Your task:
Skip the pictures and repeat each line of the data exactly.

Supplied data:
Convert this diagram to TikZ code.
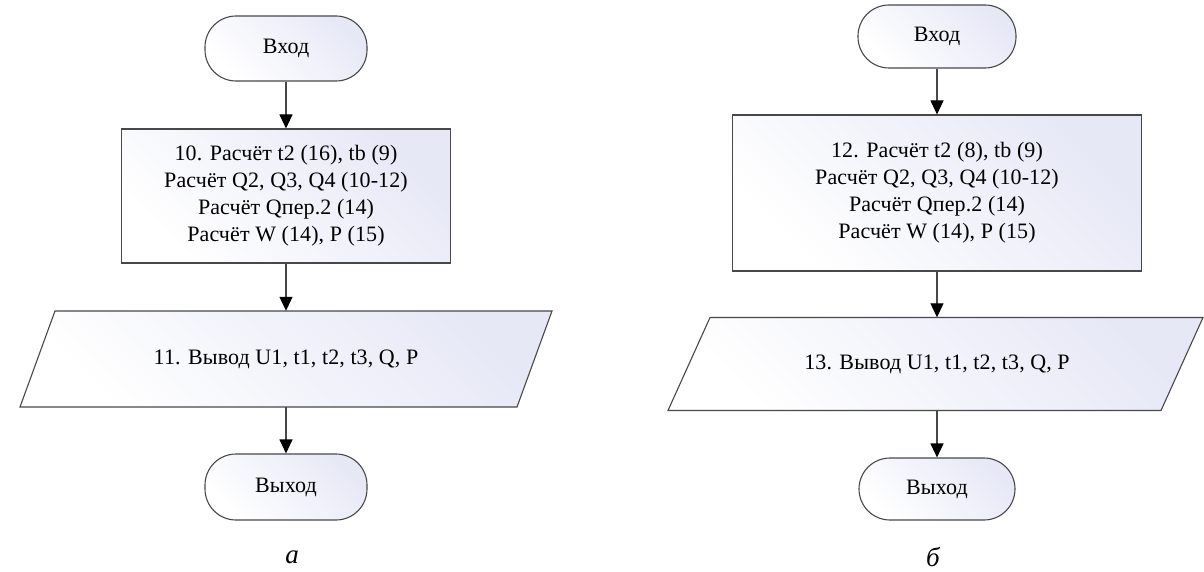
\documentclass[tikz,border=0pt]{standalone}
\usepackage{fontspec}
\setmainfont{Liberation Serif}
\newfontfamily\diagfont[LetterSpace=0.5]{Liberation Serif}
\usetikzlibrary{arrows.meta}
\definecolor{edgegray}{RGB}{72,72,72}
\definecolor{fillshade}{RGB}{230,232,246}
\tikzset{
  shapefill/.style={draw=edgegray, line width=1.1pt, top color=fillshade, bottom color=white, shading angle=-45},
  terminal/.style={shapefill, rounded corners=31pt, align=center},
  procbox/.style={shapefill, align=center},
  txt/.style={font=\diagfont\fontsize{22}{27}\selectfont},
  ghost/.style={draw=none, inner sep=0pt, align=center},
  flow/.style={draw=edgegray, line width=1.1pt, -{Triangle[width=13pt,length=14pt,color=black]}},
  caption/.style={font=\fontsize{27}{30}\selectfont\itshape}
}
\begin{document}
\begin{tikzpicture}[x=1pt, y=-1pt]
\useasboundingbox (0,0) rectangle (1204,572);

% ---------- left scheme ----------
\node[terminal, txt, minimum width=162pt, minimum height=65pt] (inL) at (286,48.5) {Вход};
\node[procbox, txt, minimum width=329pt, minimum height=134pt] (calcL) at (286,196)
  {10. Расчёт t2 (16), tb (9)\\Расчёт Q2, Q3, Q4 (10-12)\\Расчёт Qпер.2 (14)\\Расчёт W (14), P (15)};
\path[shapefill] (20,407) -- (55,311) -- (552,311) -- (517,407) -- cycle;
\node[ghost, txt, minimum height=96pt] (outL) at (286,359) {11. Вывод U1, t1, t2, t3, Q, P};
\node[terminal, txt, minimum width=162pt, minimum height=66pt] (exitL) at (286,487) {Выход};
\node[caption] (capL) at (292,557) {а};

\draw[flow] (inL) -- (calcL);
\draw[flow] (calcL) -- (outL);
\draw[flow] (outL) -- (exitL);

% ---------- right scheme ----------
\node[terminal, txt, minimum width=158pt, minimum height=63pt] (inR) at (937,36.5) {Вход};
\node[procbox, txt, minimum width=409pt, minimum height=156pt] (calcR) at (937,193)
  {12. Расчёт t2 (8), tb (9)\\Расчёт Q2, Q3, Q4 (10-12)\\Расчёт Qпер.2 (14)\\Расчёт W (14), P (15)};
\path[shapefill] (668,410.5) -- (710,317.5) -- (1203,317.5) -- (1161,410.5) -- cycle;
\node[ghost, txt, minimum height=93pt] (outR) at (937,364) {13. Вывод U1, t1, t2, t3, Q, P};
\node[terminal, txt, minimum width=156pt, minimum height=62pt] (exitR) at (937,489) {Выход};
\node[caption] (capR) at (933,557) {б};

\draw[flow] (inR) -- (calcR);
\draw[flow] (calcR) -- (outR);
\draw[flow] (outR) -- (exitR);
\end{tikzpicture}
\end{document}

Task output:
Convert this diagram to TikZ code.
\documentclass[tikz,border=0pt]{standalone}
\usepackage{fontspec}
\setmainfont{Liberation Serif}
\newfontfamily\diagfont[LetterSpace=0.5]{Liberation Serif}
\usetikzlibrary{arrows.meta}
\definecolor{edgegray}{RGB}{72,72,72}
\definecolor{fillshade}{RGB}{230,232,246}
\tikzset{
  shapefill/.style={draw=edgegray, line width=1.1pt, top color=fillshade, bottom color=white, shading angle=-45},
  terminal/.style={shapefill, rounded corners=31pt, align=center},
  procbox/.style={shapefill, align=center},
  txt/.style={font=\diagfont\fontsize{22}{27}\selectfont},
  ghost/.style={draw=none, inner sep=0pt, align=center},
  flow/.style={draw=edgegray, line width=1.1pt, -{Triangle[width=13pt,length=14pt,color=black]}},
  caption/.style={font=\fontsize{27}{30}\selectfont\itshape}
}
\begin{document}
\begin{tikzpicture}[x=1pt, y=-1pt]
\useasboundingbox (0,0) rectangle (1204,572);

% ---------- left scheme ----------
\node[terminal, txt, minimum width=162pt, minimum height=65pt] (inL) at (286,48.5) {Вход};
\node[procbox, txt, minimum width=329pt, minimum height=134pt] (calcL) at (286,196)
  {10. Расчёт t2 (16), tb (9)\\Расчёт Q2, Q3, Q4 (10-12)\\Расчёт Qпер.2 (14)\\Расчёт W (14), P (15)};
\path[shapefill] (20,407) -- (55,311) -- (552,311) -- (517,407) -- cycle;
\node[ghost, txt, minimum height=96pt] (outL) at (286,359) {11. Вывод U1, t1, t2, t3, Q, P};
\node[terminal, txt, minimum width=162pt, minimum height=66pt] (exitL) at (286,487) {Выход};
\node[caption] (capL) at (292,557) {а};

\draw[flow] (inL) -- (calcL);
\draw[flow] (calcL) -- (outL);
\draw[flow] (outL) -- (exitL);

% ---------- right scheme ----------
\node[terminal, txt, minimum width=158pt, minimum height=63pt] (inR) at (937,36.5) {Вход};
\node[procbox, txt, minimum width=409pt, minimum height=156pt] (calcR) at (937,193)
  {12. Расчёт t2 (8), tb (9)\\Расчёт Q2, Q3, Q4 (10-12)\\Расчёт Qпер.2 (14)\\Расчёт W (14), P (15)};
\path[shapefill] (668,410.5) -- (710,317.5) -- (1203,317.5) -- (1161,410.5) -- cycle;
\node[ghost, txt, minimum height=93pt] (outR) at (937,364) {13. Вывод U1, t1, t2, t3, Q, P};
\node[terminal, txt, minimum width=156pt, minimum height=62pt] (exitR) at (937,489) {Выход};
\node[caption] (capR) at (933,557) {б};

\draw[flow] (inR) -- (calcR);
\draw[flow] (calcR) -- (outR);
\draw[flow] (outR) -- (exitR);
\end{tikzpicture}
\end{document}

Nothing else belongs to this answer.